Only the lines from the start of the data to the line containing "28.337, 28.384, 28.428];", both included, should be output, exactly and without pictures.
(begin)
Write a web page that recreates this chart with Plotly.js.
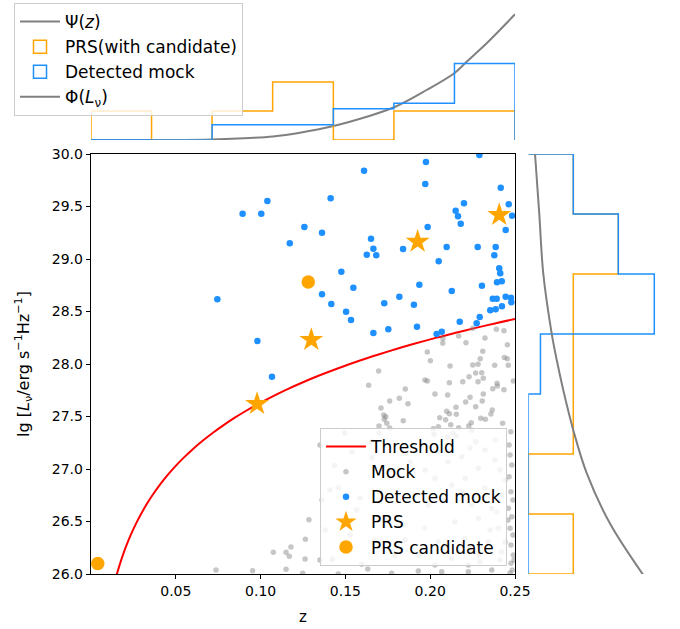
<!DOCTYPE html>
<html><head><meta charset="utf-8">
<script src="https://cdn.plot.ly/plotly-3.0.1.min.js"></script>
<style>html,body{margin:0;padding:0;background:#fff}</style>
</head><body><div id="chart" style="width:680px;height:629px"></div>
<script>
// ---------- data ----------
const thrZ = [0.0145, 0.0157, 0.0175, 0.019, 0.021, 0.023, 0.025, 0.0275, 0.030, 0.0328, 0.036, 0.041, 0.045, 0.0505, 0.055, 0.060, 0.066, 0.0721, 0.078, 0.085, 0.091, 0.0977, 0.106, 0.115, 0.125, 0.1345, 0.145, 0.1586, 0.17, 0.18, 0.19, 0.2038, 0.215, 0.225, 0.2375, 0.25];
const thrL = [25.955, 26.024, 26.118, 26.190, 26.277, 26.356, 26.428, 26.511, 26.586, 26.664, 26.745, 26.858, 26.939, 27.039, 27.113, 27.189, 27.271, 27.348, 27.416, 27.491, 27.550, 27.612, 27.683, 27.754, 27.826, 27.890, 27.955, 28.033, 28.093, 28.143, 28.190, 28.251, 28.297, 28.337, 28.384, 28.428];

const mockZ = [0.1696,0.1637,0.1710,0.1726,0.1729,0.1496,0.1698,0.1651,
 0.2075,0.2074,0.2168,0.2211,0.2251,0.2323,0.2390,0.2435,0.2455,0.1983,0.2310,0.2295,0.2437,0.2455,0.2001,0.2251,0.2282,0.2380,0.2460,0.2117,
 0.2268,0.2304,0.2229,0.2313,0.1969,0.1983,0.2192,0.2282,0.2113,0.2490,0.2394,0.1853,0.2369,0.2435,0.2396,0.2028,0.2103,0.2313,0.1818,0.1761,
 0.1869,0.2209,0.2235,0.2307,0.2268,0.2152,0.2366,0.2097,0.2113,0.2154,0.2358,0.2056,0.2091,0.2298,0.2325,0.1841,0.2048,0.2018,0.2121,0.2168,
 0.2242,0.2227,0.2245,0.2427,0.1738,0.1744,0.1761,0.2134,0.2103,0.2154,0.2022,0.2475,0.2382,0.2268,0.1698,
 0.1285,0.1264,0.1179,0.1150,0.1075,0.1169,0.1262,0.1150,0.1248,0.0737,0.0953,
 0.1435,0.1458,0.1567,0.1423,0.1596,0.1632,0.1458,
 0.2471,0.2481,0.2465,0.2476,0.2461,0.2481,0.2471,0.2488,0.2476,0.2490,0.2476,0.2484,
 0.1930,0.2068,0.2225,0.2363,0.1773,
 0.1851,0.2048,0.2186,0.2323,0.2382,0.2284,0.2205,0.2028,0.2127,0.2422,0.1989,0.2245,0.2363,0.1841,0.2284,0.2401,0.2048,0.2205,0.2343,0.2422,
 0.2127,0.2284,0.2028,0.2225,0.1930,0.1675,0.1362,
 0.1350,0.1539,0.1657,0.1763,0.1881,0.1969,0.2105,0.2235,0.2412,0.2441,0.1409,0.1586,0.1704,0.1910,0.2087,0.2187,0.2323,0.2394,
 0.1380,0.1527,0.1733,0.1851,0.1969,0.2146,0.2235,0.2353,0.2441,0.1350,0.1792,0.2087,0.2294,0.2412,
 0.2465,0.2488,0.2459,0.2494,0.2471];
const mockL = [27.933,27.797,27.581,27.514,27.473,27.343,27.343,27.260,
 28.241,28.197,28.267,28.203,28.340,28.248,28.330,28.317,28.184,28.114,28.121,28.050,28.063,28.050,28.031,27.990,27.997,27.988,27.988,27.981,
 27.914,27.917,27.879,27.864,27.848,27.838,27.831,27.831,27.822,27.838,27.816,27.762,27.765,27.755,27.790,27.714,27.705,27.714,27.673,27.648,
 27.622,27.638,27.683,27.648,27.593,27.588,27.562,27.550,27.527,27.521,27.524,27.489,27.470,27.483,27.473,27.460,27.403,27.384,27.422,27.393,
 27.441,27.410,27.369,27.435,27.498,27.435,27.390,27.343,27.302,27.311,27.330,27.355,27.276,27.260,27.410,
 26.517,26.330,26.257,26.207,26.207,26.169,26.143,26.045,26.007,26.038,26.031,
 27.035,26.822,26.610,26.140,26.092,26.048,26.000,
 27.133,27.038,26.927,26.784,26.626,26.546,26.435,26.371,26.276,26.181,26.102,26.038,
 26.029,26.022,26.022,26.038,26.007,
 27.149,27.165,27.117,27.181,27.086,27.006,26.911,26.911,26.848,26.752,26.657,26.657,26.625,26.467,26.530,26.435,26.308,26.340,26.308,26.213,
 26.150,26.181,26.086,26.086,26.181,26.324,26.705,
 27.229,27.162,27.105,26.990,27.067,26.990,27.067,27.200,26.990,26.895,26.800,26.724,26.781,26.752,26.705,26.781,26.819,26.590,
 26.419,26.371,26.514,26.324,26.438,26.495,26.248,26.419,26.305,26.133,26.171,26.248,26.114,26.133,
 27.229,26.705,26.514,26.133,26.010];

const detZ = [0.0894,0.1004,0.1040,0.1172,0.0745,0.0981,0.1067,
 0.2290,0.1975,0.1610,0.1971,0.2416,0.1413,0.2199,0.2463,0.2150,0.2164,0.2483,0.2180,0.1258,0.1362,0.1985,0.2445,
 0.1651,0.1665,0.1626,0.1682,0.1840,0.2097,0.2280,0.2386,0.2378,0.2050,0.1476,0.2407,0.2413,0.1547,0.1936,0.2305,
 0.2394,0.2422,0.1362,0.2127,0.1417,0.1729,0.1818,0.1904,0.2369,0.2392,0.2445,0.2476,0.2478,0.2423,0.2386,0.2354,
 0.1504,0.1533,0.2292,0.2174,0.2274,0.1665,0.1753,0.1922,0.2038,0.2068];
const detL = [29.431,29.431,29.552,29.150,28.616,28.219,27.879,
 29.990,29.924,29.841,29.714,29.679,29.578,29.530,29.521,29.460,29.407,29.412,29.336,29.305,29.250,29.305,29.276,
 29.193,29.098,29.041,29.035,29.095,29.114,29.114,29.114,29.035,28.978,28.879,28.911,28.864,28.727,28.755,28.746,
 28.778,28.788,28.664,28.695,28.571,28.578,28.641,28.565,28.622,28.622,28.641,28.631,28.588,28.550,28.521,28.511,
 28.498,28.419,28.448,28.403,28.388,28.295,28.330,28.355,28.286,28.308];

const prsZ = [0.0979, 0.1299, 0.1926, 0.2407];
const prsL = [27.62, 28.23, 29.165, 29.42];
const candZ = [0.1281, 0.0040];
const candL = [28.78, 26.10];

// marginal histograms (bin edges and bin heights)
const zEdges = [0, 0.0357, 0.0714, 0.1071, 0.1429, 0.1786, 0.2143, 0.25];
const prsZHist = [1, 0, 1, 2, 0, 1, 1];
const detZHist = [0, 0, 0.53, 0.53, 1.08, 1.27, 2.64];
const lEdges = [26, 26.571, 27.143, 27.714, 28.286, 28.857, 29.429, 30];
const prsLHist = [1, 0, 1, 1, 1, 2, 1];
const detLHist = [0, 0, 0, 0.27, 2.8, 2.0, 1.0];

// model curves
const psiZ = [0, 0.045, 0.0713, 0.0937, 0.1073, 0.1232, 0.1429, 0.1626, 0.1787, 0.1979, 0.2142, 0.2215, 0.2333, 0.25];
const psiV = [0, 0.003, 0.021, 0.069, 0.121, 0.252, 0.483, 0.803, 1.128, 1.724, 2.300, 2.700, 3.334, 4.334];
const phiV = [0.149, 0.244, 0.333, 0.52, 0.631, 0.778, 1.0, 1.298, 1.816, 2.556];
const phiL = [30.0, 29.43, 28.86, 28.29, 28.04, 27.75, 27.37, 26.96, 26.48, 25.99];

const xTicks = [0.05, 0.10, 0.15, 0.20, 0.25];
const xTickText = ['0.05', '0.10', '0.15', '0.20', '0.25'];

// ---------- helpers ----------
function stepH(edges, h) { // vertical histogram outline
  const x = [edges[0]], y = [0];
  for (let i = 0; i < h.length; i++) { x.push(edges[i]); y.push(h[i]); }
  x.push(edges[edges.length - 1]); y.push(h[h.length - 1]);
  x.push(edges[edges.length - 1]); y.push(0);
  return {x, y};
}
function stepV(edges, h) { // horizontal histogram outline
  const s = stepH(edges, h);
  return {x: s.y, y: s.x};
}

const W = 680, H = 629;
const fx = p => p / W, fy = p => 1 - p / H;
const FONT = 'DejaVu Sans, sans-serif';
const ORANGE = '#ffa500', BLUE = '#1e90ff';

const sTopP = stepH(zEdges, prsZHist), sTopD = stepH(zEdges, detZHist);
const sRgtP = stepV(lEdges, prsLHist), sRgtD = stepV(lEdges, detLHist);

const traces = [
  {x: thrZ, y: thrL, mode: 'lines', name: 'Threshold', line: {color: 'red', width: 2, shape: 'spline', smoothing: 1, simplify: false}, xaxis: 'x', yaxis: 'y', legend: 'legend'},
  {x: mockZ, y: mockL, mode: 'markers', name: 'Mock', marker: {color: 'rgba(128,128,128,0.45)', size: 5.5}, xaxis: 'x', yaxis: 'y', legend: 'legend'},
  {x: detZ, y: detL, mode: 'markers', name: 'Detected mock', marker: {color: BLUE, size: 6.5}, xaxis: 'x', yaxis: 'y', legend: 'legend'},
  {x: prsZ, y: prsL, mode: 'markers', name: 'PRS', marker: {color: ORANGE, size: 18, symbol: 'star'}, xaxis: 'x', yaxis: 'y', legend: 'legend'},
  {x: candZ, y: candL, mode: 'markers', name: 'PRS candidate', marker: {color: ORANGE, size: 13.5}, xaxis: 'x', yaxis: 'y', legend: 'legend'},

  {x: psiZ, y: psiV, mode: 'lines', name: 'Ψ(<i>z</i>)', line: {color: 'gray', width: 2, shape: 'spline', simplify: false}, xaxis: 'x2', yaxis: 'y2', legend: 'legend2'},
  {x: sTopP.x, y: sTopP.y, mode: 'lines', line: {color: ORANGE, width: 1.5, shape: 'hv', simplify: false}, xaxis: 'x2', yaxis: 'y2', showlegend: false},
  {x: [null], y: [null], mode: 'markers', name: 'PRS(with candidate)', marker: {symbol: 'square-open', size: 13, color: ORANGE, line: {color: ORANGE, width: 1.5}}, xaxis: 'x2', yaxis: 'y2', legend: 'legend2'},
  {x: sTopD.x, y: sTopD.y, mode: 'lines', line: {color: BLUE, width: 1.5, shape: 'hv', simplify: false}, xaxis: 'x2', yaxis: 'y2', showlegend: false},
  {x: [null], y: [null], mode: 'markers', name: 'Detected mock', marker: {symbol: 'square-open', size: 13, color: BLUE, line: {color: BLUE, width: 1.5}}, xaxis: 'x2', yaxis: 'y2', legend: 'legend2'},

  {x: sRgtP.x, y: sRgtP.y, mode: 'lines', line: {color: ORANGE, width: 1.5, shape: 'vh', simplify: false}, xaxis: 'x3', yaxis: 'y3', showlegend: false},
  {x: sRgtD.x, y: sRgtD.y, mode: 'lines', line: {color: BLUE, width: 1.5, shape: 'vh', simplify: false}, xaxis: 'x3', yaxis: 'y3', showlegend: false},
  {x: phiV, y: phiL, mode: 'lines', name: 'Φ(<i>L</i><sub>ν</sub>)', line: {color: 'gray', width: 2, shape: 'spline', simplify: false}, xaxis: 'x3', yaxis: 'y3', legend: 'legend2'}
];

const hidden = {visible: true, showgrid: false, zeroline: false, showticklabels: false, showline: false, ticks: ''};
const mainX = [fx(91), fx(515)], mainY = [fy(574), fy(154)];

const layout = {
  width: W, height: H,
  margin: {l: 0, r: 0, t: 0, b: 0, pad: 0},
  paper_bgcolor: 'white', plot_bgcolor: 'rgba(0,0,0,0)',
  font: {family: FONT, size: 14, color: 'black'},
  showlegend: true,
  xaxis: {domain: mainX, anchor: 'y', range: [0, 0.25], tickvals: xTicks, ticktext: xTickText,
    ticks: 'outside', ticklen: 4, tickwidth: 1, tickcolor: 'black', showline: true, mirror: true,
    linecolor: 'black', linewidth: 1.3, showgrid: false, zeroline: false, automargin: false,
    tickfont: {size: 14}, title: {text: 'z', font: {size: 15}, standoff: 13}},
  yaxis: {domain: mainY, anchor: 'x', range: [26, 30], dtick: 0.5, tickformat: '.1f',
    ticks: 'outside', ticklen: 4, tickwidth: 1, tickcolor: 'black', showline: true, mirror: true,
    linecolor: 'black', linewidth: 1.3, showgrid: false, zeroline: false, automargin: false,
    tickfont: {size: 14},
    title: {text: 'lg [<i>L</i><sub>ν</sub>/erg s<sup>−1</sup>Hz<sup>−1</sup>]', font: {size: 16}, standoff: 18}},
  xaxis2: Object.assign({domain: mainX, anchor: 'y2', range: [0, 0.25]}, hidden),
  yaxis2: Object.assign({domain: [fy(140), 1], anchor: 'x2', range: [0, 140 / 29]}, hidden),
  xaxis3: Object.assign({domain: [fx(528.3), 1], anchor: 'y3', range: [0, (680 - 528.3) / 45]}, hidden),
  yaxis3: Object.assign({domain: mainY, anchor: 'x3', range: [26, 30]}, hidden),
  legend: {x: fx(507), y: fy(566), xanchor: 'right', yanchor: 'bottom', xref: 'paper', yref: 'paper',
    bgcolor: 'rgba(255,255,255,0.8)', bordercolor: '#cccccc', borderwidth: 1,
    font: {family: FONT, size: 17}, itemwidth: 40, tracegroupgap: 0},
  legend2: {x: fx(14), y: fy(3), xanchor: 'left', yanchor: 'top', xref: 'paper', yref: 'paper',
    bgcolor: 'rgba(255,255,255,0.8)', bordercolor: '#cccccc', borderwidth: 1,
    font: {family: FONT, size: 17}, itemwidth: 40, tracegroupgap: 0}
};

Plotly.newPlot('chart', traces, layout, {displayModeBar: false, staticPlot: true});
</script>
</body></html>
(end)
CORRECT ANSWER:
Write a web page that recreates this chart with Plotly.js.
<!DOCTYPE html>
<html><head><meta charset="utf-8">
<script src="https://cdn.plot.ly/plotly-3.0.1.min.js"></script>
<style>html,body{margin:0;padding:0;background:#fff}</style>
</head><body><div id="chart" style="width:680px;height:629px"></div>
<script>
// ---------- data ----------
const thrZ = [0.0145, 0.0157, 0.0175, 0.019, 0.021, 0.023, 0.025, 0.0275, 0.030, 0.0328, 0.036, 0.041, 0.045, 0.0505, 0.055, 0.060, 0.066, 0.0721, 0.078, 0.085, 0.091, 0.0977, 0.106, 0.115, 0.125, 0.1345, 0.145, 0.1586, 0.17, 0.18, 0.19, 0.2038, 0.215, 0.225, 0.2375, 0.25];
const thrL = [25.955, 26.024, 26.118, 26.190, 26.277, 26.356, 26.428, 26.511, 26.586, 26.664, 26.745, 26.858, 26.939, 27.039, 27.113, 27.189, 27.271, 27.348, 27.416, 27.491, 27.550, 27.612, 27.683, 27.754, 27.826, 27.890, 27.955, 28.033, 28.093, 28.143, 28.190, 28.251, 28.297, 28.337, 28.384, 28.428];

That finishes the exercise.